Bidinger, like other professors who spoke to the Globe, said she has modified assignments. Even then, she said, students sometimes have requested alternative projects when assignments seemed too daunting. Only three students in her class of 20 completed an assigned oral presentation last year, she said.
Bidinger, who has taught at Worcester State for 16 years, said she has seen an increase in students taking time off or dropping out over the past few years.
And, she said, “I’ve never had so many students just stop showing up to class, just totally ghosting me.”
Despite this, she said it was hard to blame the students for their struggles in college classes after experiencing most of high school during the pandemic.
“It’s not that they’re weaker, and it’s not that they’re lazy,” Bidinger said. “It’s going to sound dramatic, but there’s a cohort coming back from a war in the sense. We have to understand that they have been through it.”
Worcester state has a 73 percent rate of return among first-year students, according to the Massachusetts Department of Higher Education.
Thomas Kelley, Worcester State’s retention director, said the university is using strategies like those at Bridgewater State and Framingham State to retain students. School officials text, e-mail, and call those who seem to have fallen behind, and send surveys about the circumstances of the departure to those who opt to take a leave of absence or drop out.

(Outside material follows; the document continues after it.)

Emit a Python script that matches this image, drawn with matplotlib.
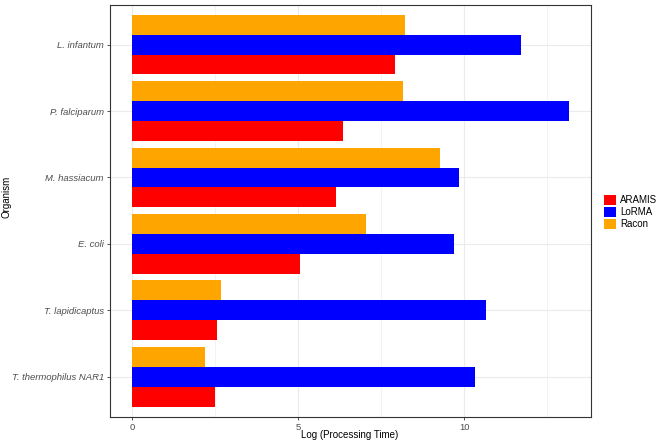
import matplotlib
matplotlib.use('Agg')
import matplotlib.pyplot as plt
import matplotlib.patches as mpatches
import numpy as np

plt.rcParams['font.family'] = ['Liberation Sans', 'DejaVu Sans']

# ── data ─────────────────────────────────────────────────────────────────────
organisms = ['L. infantum', 'P. falciparum', 'M. hassiacum', 'E. coli',
             'T. lapidicaptus', 'T. thermophilus NAR1']
aramis = [7.91, 6.35, 6.15, 5.05, 2.56, 2.49]
lorma = [11.72, 13.16, 9.86, 9.68, 10.67, 10.32]
racon = [8.23, 8.17, 9.27, 7.05, 2.67, 2.19]

methods = ['ARAMIS', 'LoRMA', 'Racon']
colors = {'ARAMIS': '#FF0000', 'LoRMA': '#0000FF', 'Racon': '#FFA500'}
series = {'ARAMIS': aramis, 'LoRMA': lorma, 'Racon': racon}

# ── figure ───────────────────────────────────────────────────────────────────
fig = plt.figure(figsize=(6.66, 4.44), dpi=100)
fig.patch.set_facecolor('white')
ax = fig.add_axes([110/666, 1 - 416.7/444, (591 - 110)/666, (416.7 - 4.7)/444])

n = len(organisms)
ypos = np.arange(n)[::-1] + 1          # top organism highest
h = 0.3
offsets = {'ARAMIS': -h, 'LoRMA': 0.0, 'Racon': h}
for m in methods:
    ax.barh(ypos + offsets[m], series[m], height=h, color=colors[m],
            linewidth=0, zorder=3)

xmax = max(max(aramis), max(lorma), max(racon))
pad = 0.05 * xmax
ax.set_xlim(-pad, xmax + pad)
ax.set_ylim(0.4, n + 0.6)

ax.set_xticks([0, 5, 10])
ax.set_xticks([2.5, 7.5, 12.5], minor=True)
ax.set_yticks(ypos)
ax.set_yticklabels(organisms, fontstyle='italic')

# theme_bw look
ax.grid(True, which='major', color='#EBEBEB', lw=0.8, zorder=0)
ax.grid(True, which='minor', axis='x', color='#EBEBEB', lw=0.4, zorder=0)
ax.set_axisbelow(True)
for s in ax.spines.values():
    s.set_color('#333333')
    s.set_linewidth(0.8)
ax.tick_params(which='major', length=2.5, width=0.6, color='#333333',
               labelsize=6.8, labelcolor='#4D4D4D', pad=2)
ax.tick_params(which='minor', length=0)

# axis titles placed by hand so they stay inside the canvas
fig.text(350/666, 1 - 434.5/444, 'Log (Processing Time)', fontsize=7,
         ha='center', va='center')
fig.text(7/666, 1 - 197/444, 'Organism', fontsize=7, rotation=90,
         ha='center', va='center')

handles = [mpatches.Patch(facecolor=colors[m], edgecolor='none', label=m)
           for m in methods]
fig.legend(handles=handles, loc='center left',
           bbox_to_anchor=(600/666, 1 - 212/444), frameon=False,
           fontsize=7, handlelength=1.2, handleheight=1.2,
           handletextpad=0.5, labelspacing=0.15, borderaxespad=0)

plt.savefig('out.png', dpi=100, facecolor='white')
plt.close()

“We’ve had a lot of great systems at our institution, things that identify at-risk students during the semester,” he said. “We do a great job being intentional, asking the students the right question.”
And Ryan Forsythe, vice president of enrollment management at the university, said he has seen a different situation at Worcester State than some other state schools.
Worcester State, “like other regional public universities, saw a decrease in the number of students attending college in the fall of 2020.” But despite that, he said, Worcester State has “rebounded since COVID-19.”
Morrison, the history professor at Salem State, said he has been working on being more understanding of his students and what they go through.
“Our population is not privileged,” he said. “Our population are working-class, lower-middle-class students who, for the most part, work a lot.”